§ **The exercise**
Each entry must be given again exactly; images do not belong in the copy.
☆ ☆ ☆ ☆
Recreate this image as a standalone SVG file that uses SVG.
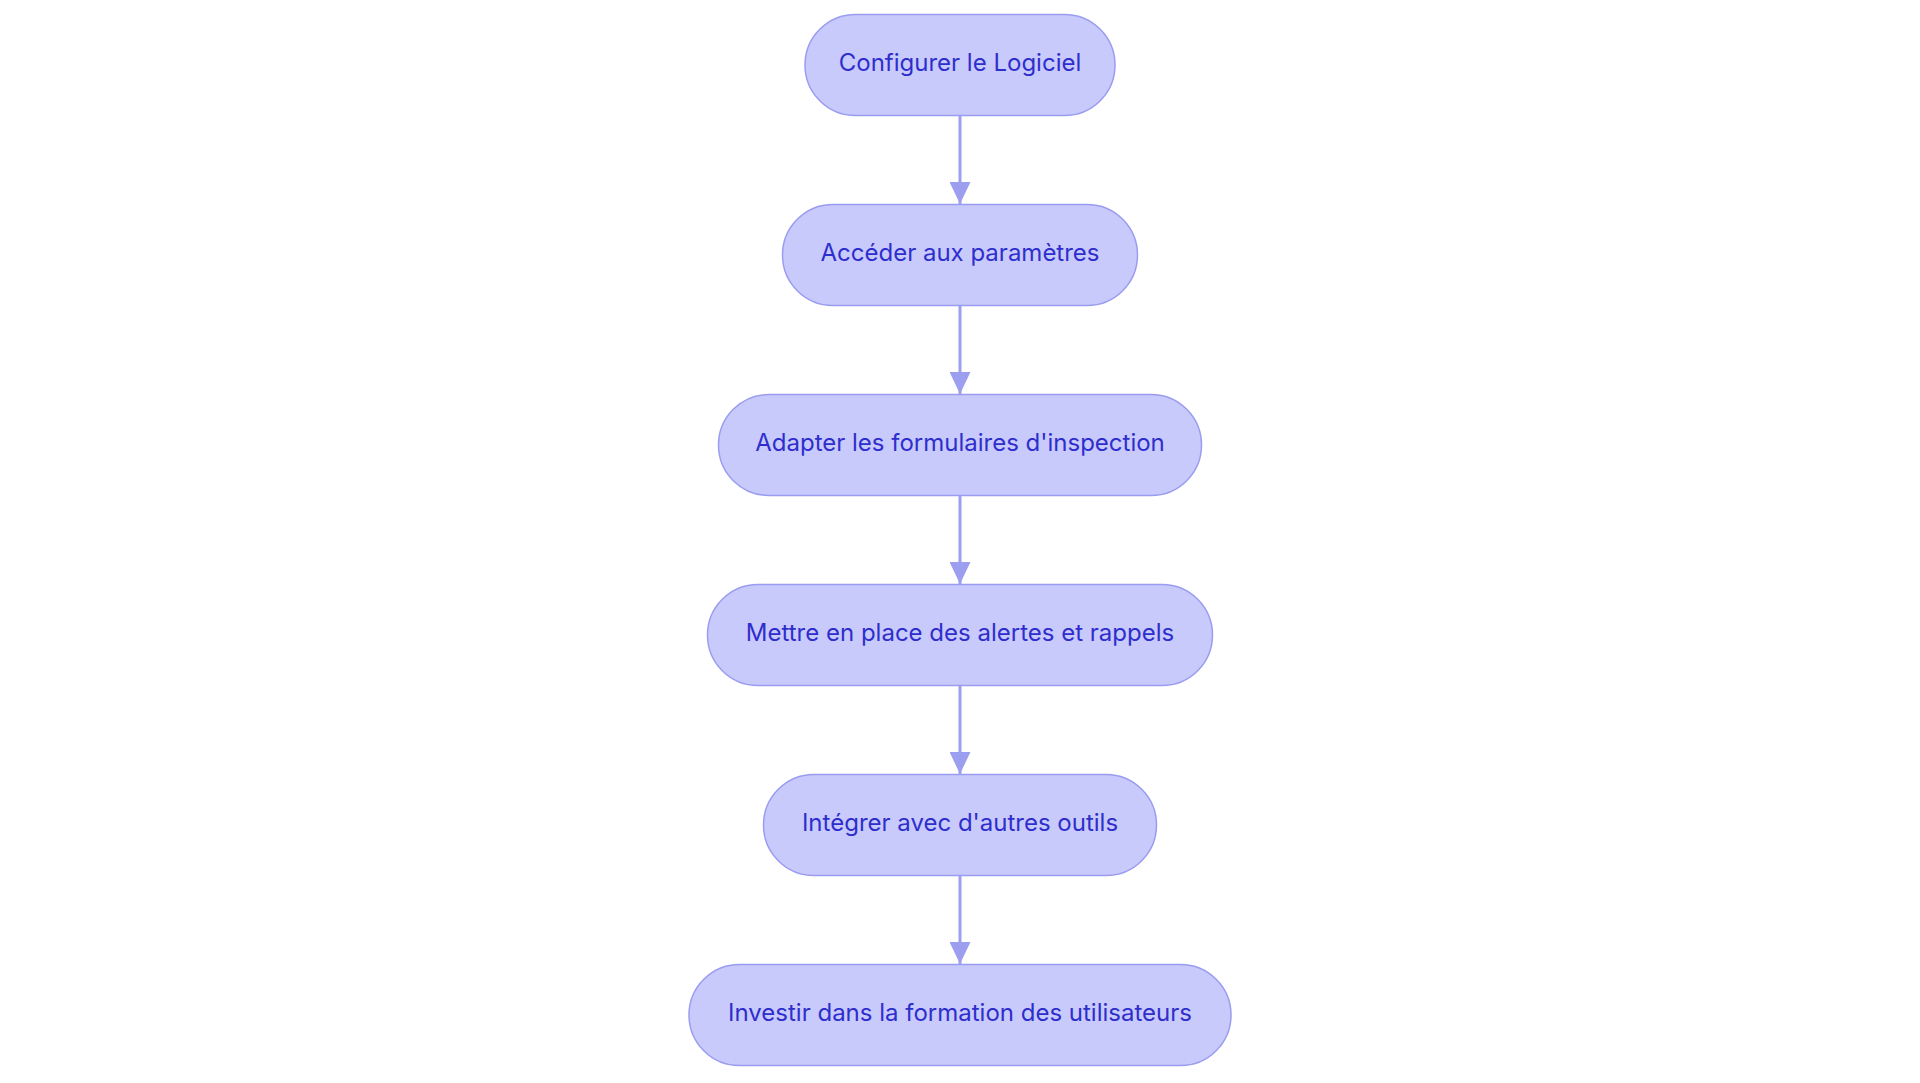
<svg xmlns="http://www.w3.org/2000/svg" width="1920" height="1083" viewBox="0 0 1920 1083">
<style>
.node rect{fill:#c9cafc;stroke:#9a9cf0;stroke-width:1.5}
.node text{font-family:Inter,"Noto Sans",sans-serif;font-size:24px;fill:#2e2ecc;text-anchor:middle;dominant-baseline:central}
.edge{stroke:#9c9ff0;stroke-width:3;fill:none}
</style>
<defs>
<marker id="arr" viewBox="0 0 22 21" refX="22" refY="10.5" markerWidth="22" markerHeight="21" markerUnits="userSpaceOnUse" orient="auto">
<path d="M0,0 L22,10.5 L0,21 Z" fill="#9c9ff0"/>
</marker>
</defs>
<rect width="1920" height="1083" fill="#ffffff"/>
<g id="connectors">
<line class="edge" x1="960" y1="115" x2="960" y2="204" marker-end="url(#arr)"/>
<line class="edge" x1="960" y1="305" x2="960" y2="394" marker-end="url(#arr)"/>
<line class="edge" x1="960" y1="495" x2="960" y2="584" marker-end="url(#arr)"/>
<line class="edge" x1="960" y1="685" x2="960" y2="774" marker-end="url(#arr)"/>
<line class="edge" x1="960" y1="875" x2="960" y2="964" marker-end="url(#arr)"/>
</g>
<g id="n1" class="node"><rect x="805" y="14.5" width="310" height="101" rx="50.5"/><text x="960" y="62.5">Configurer le Logiciel</text></g>
<g id="n2" class="node"><rect x="782.5" y="204.5" width="355" height="101" rx="50.5"/><text x="960" y="252.5">Accéder aux paramètres</text></g>
<g id="n3" class="node"><rect x="718.5" y="394.5" width="483" height="101" rx="50.5"/><text x="960" y="442.5">Adapter les formulaires d'inspection</text></g>
<g id="n4" class="node"><rect x="707.5" y="584.5" width="505" height="101" rx="50.5"/><text x="960" y="632.5">Mettre en place des alertes et rappels</text></g>
<g id="n5" class="node"><rect x="763.5" y="774.5" width="393" height="101" rx="50.5"/><text x="960" y="822.5">Intégrer avec d'autres outils</text></g>
<g id="n6" class="node"><rect x="689" y="964.5" width="542" height="101" rx="50.5"/><text x="960" y="1012.5">Investir dans la formation des utilisateurs</text></g>
</svg>
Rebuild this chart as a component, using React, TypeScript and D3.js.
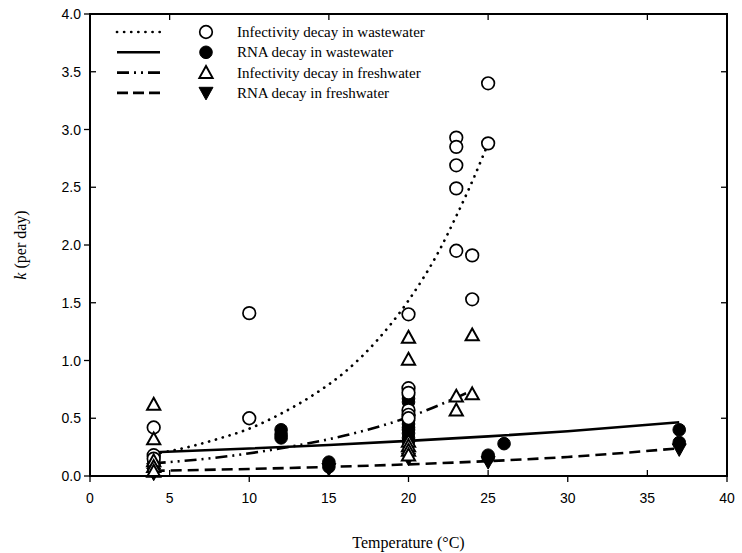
☆ ☆ ☆ ☆
§ **Complete output**
Recreate this image as a standalone SVG file that uses SVG.
<svg xmlns="http://www.w3.org/2000/svg" width="1920" height="1083" viewBox="0 0 1920 1083">
<style>
.node rect{fill:#c9cafc;stroke:#9a9cf0;stroke-width:1.5}
.node text{font-family:Inter,"Noto Sans",sans-serif;font-size:24px;fill:#2e2ecc;text-anchor:middle;dominant-baseline:central}
.edge{stroke:#9c9ff0;stroke-width:3;fill:none}
</style>
<defs>
<marker id="arr" viewBox="0 0 22 21" refX="22" refY="10.5" markerWidth="22" markerHeight="21" markerUnits="userSpaceOnUse" orient="auto">
<path d="M0,0 L22,10.5 L0,21 Z" fill="#9c9ff0"/>
</marker>
</defs>
<rect width="1920" height="1083" fill="#ffffff"/>
<g id="connectors">
<line class="edge" x1="960" y1="115" x2="960" y2="204" marker-end="url(#arr)"/>
<line class="edge" x1="960" y1="305" x2="960" y2="394" marker-end="url(#arr)"/>
<line class="edge" x1="960" y1="495" x2="960" y2="584" marker-end="url(#arr)"/>
<line class="edge" x1="960" y1="685" x2="960" y2="774" marker-end="url(#arr)"/>
<line class="edge" x1="960" y1="875" x2="960" y2="964" marker-end="url(#arr)"/>
</g>
<g id="n1" class="node"><rect x="805" y="14.5" width="310" height="101" rx="50.5"/><text x="960" y="62.5">Configurer le Logiciel</text></g>
<g id="n2" class="node"><rect x="782.5" y="204.5" width="355" height="101" rx="50.5"/><text x="960" y="252.5">Accéder aux paramètres</text></g>
<g id="n3" class="node"><rect x="718.5" y="394.5" width="483" height="101" rx="50.5"/><text x="960" y="442.5">Adapter les formulaires d'inspection</text></g>
<g id="n4" class="node"><rect x="707.5" y="584.5" width="505" height="101" rx="50.5"/><text x="960" y="632.5">Mettre en place des alertes et rappels</text></g>
<g id="n5" class="node"><rect x="763.5" y="774.5" width="393" height="101" rx="50.5"/><text x="960" y="822.5">Intégrer avec d'autres outils</text></g>
<g id="n6" class="node"><rect x="689" y="964.5" width="542" height="101" rx="50.5"/><text x="960" y="1012.5">Investir dans la formation des utilisateurs</text></g>
</svg>
Rebuild this chart as a component, using React, TypeScript and D3.js.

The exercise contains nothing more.